Collected data =

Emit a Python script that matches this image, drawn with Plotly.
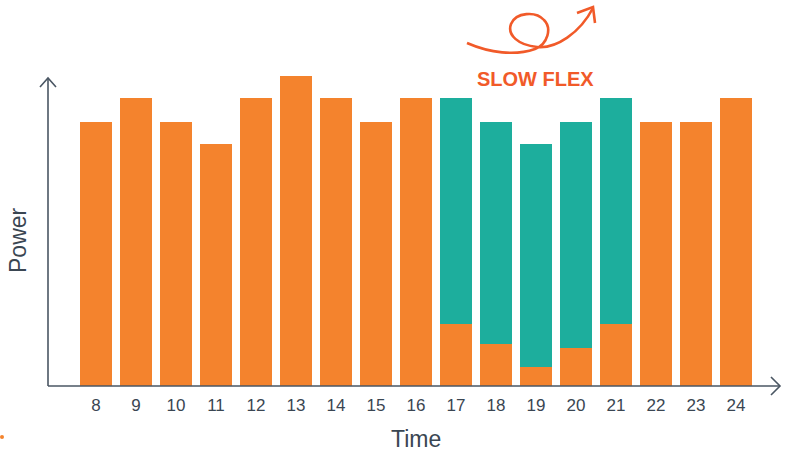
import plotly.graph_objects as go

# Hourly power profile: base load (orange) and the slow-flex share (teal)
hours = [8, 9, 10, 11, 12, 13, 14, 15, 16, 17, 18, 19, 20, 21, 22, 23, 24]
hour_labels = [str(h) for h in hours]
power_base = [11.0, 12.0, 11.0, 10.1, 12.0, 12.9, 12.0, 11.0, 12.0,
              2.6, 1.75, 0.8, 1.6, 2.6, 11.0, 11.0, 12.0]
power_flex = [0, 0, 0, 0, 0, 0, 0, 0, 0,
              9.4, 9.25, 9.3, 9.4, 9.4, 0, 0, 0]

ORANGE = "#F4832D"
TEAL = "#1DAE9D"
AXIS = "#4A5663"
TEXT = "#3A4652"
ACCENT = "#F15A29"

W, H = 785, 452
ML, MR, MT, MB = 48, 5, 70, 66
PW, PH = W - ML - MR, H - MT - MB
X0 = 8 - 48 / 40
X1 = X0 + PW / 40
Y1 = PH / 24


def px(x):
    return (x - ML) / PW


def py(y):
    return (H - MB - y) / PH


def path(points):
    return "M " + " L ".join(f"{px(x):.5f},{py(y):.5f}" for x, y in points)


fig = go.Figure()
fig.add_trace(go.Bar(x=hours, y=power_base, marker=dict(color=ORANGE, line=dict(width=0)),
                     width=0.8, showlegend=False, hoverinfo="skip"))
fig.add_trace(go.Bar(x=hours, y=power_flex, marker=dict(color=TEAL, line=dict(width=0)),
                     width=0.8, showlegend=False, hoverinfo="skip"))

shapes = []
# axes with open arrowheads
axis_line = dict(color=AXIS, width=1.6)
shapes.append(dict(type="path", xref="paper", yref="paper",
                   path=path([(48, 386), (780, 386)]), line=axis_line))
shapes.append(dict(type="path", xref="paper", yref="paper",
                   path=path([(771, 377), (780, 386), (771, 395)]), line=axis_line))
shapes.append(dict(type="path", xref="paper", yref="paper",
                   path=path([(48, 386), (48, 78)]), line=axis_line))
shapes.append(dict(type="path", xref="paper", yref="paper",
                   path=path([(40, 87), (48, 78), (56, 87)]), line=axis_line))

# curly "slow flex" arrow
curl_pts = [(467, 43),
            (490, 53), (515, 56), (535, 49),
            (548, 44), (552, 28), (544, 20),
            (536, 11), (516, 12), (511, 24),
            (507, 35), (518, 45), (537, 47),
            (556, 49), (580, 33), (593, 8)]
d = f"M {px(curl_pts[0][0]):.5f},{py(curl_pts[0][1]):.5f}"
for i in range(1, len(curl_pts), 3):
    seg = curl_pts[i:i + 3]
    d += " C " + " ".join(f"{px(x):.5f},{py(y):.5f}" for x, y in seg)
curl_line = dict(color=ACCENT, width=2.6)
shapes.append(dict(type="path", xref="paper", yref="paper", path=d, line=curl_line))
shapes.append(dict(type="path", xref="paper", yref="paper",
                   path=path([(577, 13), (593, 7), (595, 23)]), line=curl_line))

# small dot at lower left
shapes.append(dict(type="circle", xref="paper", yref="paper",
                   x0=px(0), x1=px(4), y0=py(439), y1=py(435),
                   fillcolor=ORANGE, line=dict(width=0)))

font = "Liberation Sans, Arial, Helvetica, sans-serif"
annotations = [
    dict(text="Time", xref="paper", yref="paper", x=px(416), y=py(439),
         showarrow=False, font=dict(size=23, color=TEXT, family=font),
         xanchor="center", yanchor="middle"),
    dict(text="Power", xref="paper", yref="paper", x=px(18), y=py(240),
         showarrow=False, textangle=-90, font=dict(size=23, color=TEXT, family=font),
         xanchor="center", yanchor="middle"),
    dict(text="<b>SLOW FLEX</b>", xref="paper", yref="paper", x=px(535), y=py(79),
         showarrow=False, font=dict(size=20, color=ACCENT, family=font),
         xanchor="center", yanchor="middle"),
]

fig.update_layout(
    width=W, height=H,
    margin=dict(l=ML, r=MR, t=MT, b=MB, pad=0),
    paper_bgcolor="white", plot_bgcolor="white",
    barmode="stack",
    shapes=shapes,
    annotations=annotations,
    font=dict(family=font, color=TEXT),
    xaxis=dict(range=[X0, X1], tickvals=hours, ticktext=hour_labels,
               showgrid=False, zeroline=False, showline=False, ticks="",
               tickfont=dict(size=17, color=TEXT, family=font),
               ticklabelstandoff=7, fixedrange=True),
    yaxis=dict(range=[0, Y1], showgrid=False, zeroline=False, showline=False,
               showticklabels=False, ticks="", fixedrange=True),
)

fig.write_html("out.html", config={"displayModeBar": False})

The exercise =
Leave out the pictures and restate, word for word, the lines from the top of the data through the line containing "9.4, 9.25, 9.3, 9.4, 9.4, 0, 0, 0]", both included.

Exercise result =
Emit a Python script that matches this image, drawn with Plotly.
import plotly.graph_objects as go

# Hourly power profile: base load (orange) and the slow-flex share (teal)
hours = [8, 9, 10, 11, 12, 13, 14, 15, 16, 17, 18, 19, 20, 21, 22, 23, 24]
hour_labels = [str(h) for h in hours]
power_base = [11.0, 12.0, 11.0, 10.1, 12.0, 12.9, 12.0, 11.0, 12.0,
              2.6, 1.75, 0.8, 1.6, 2.6, 11.0, 11.0, 12.0]
power_flex = [0, 0, 0, 0, 0, 0, 0, 0, 0,
              9.4, 9.25, 9.3, 9.4, 9.4, 0, 0, 0]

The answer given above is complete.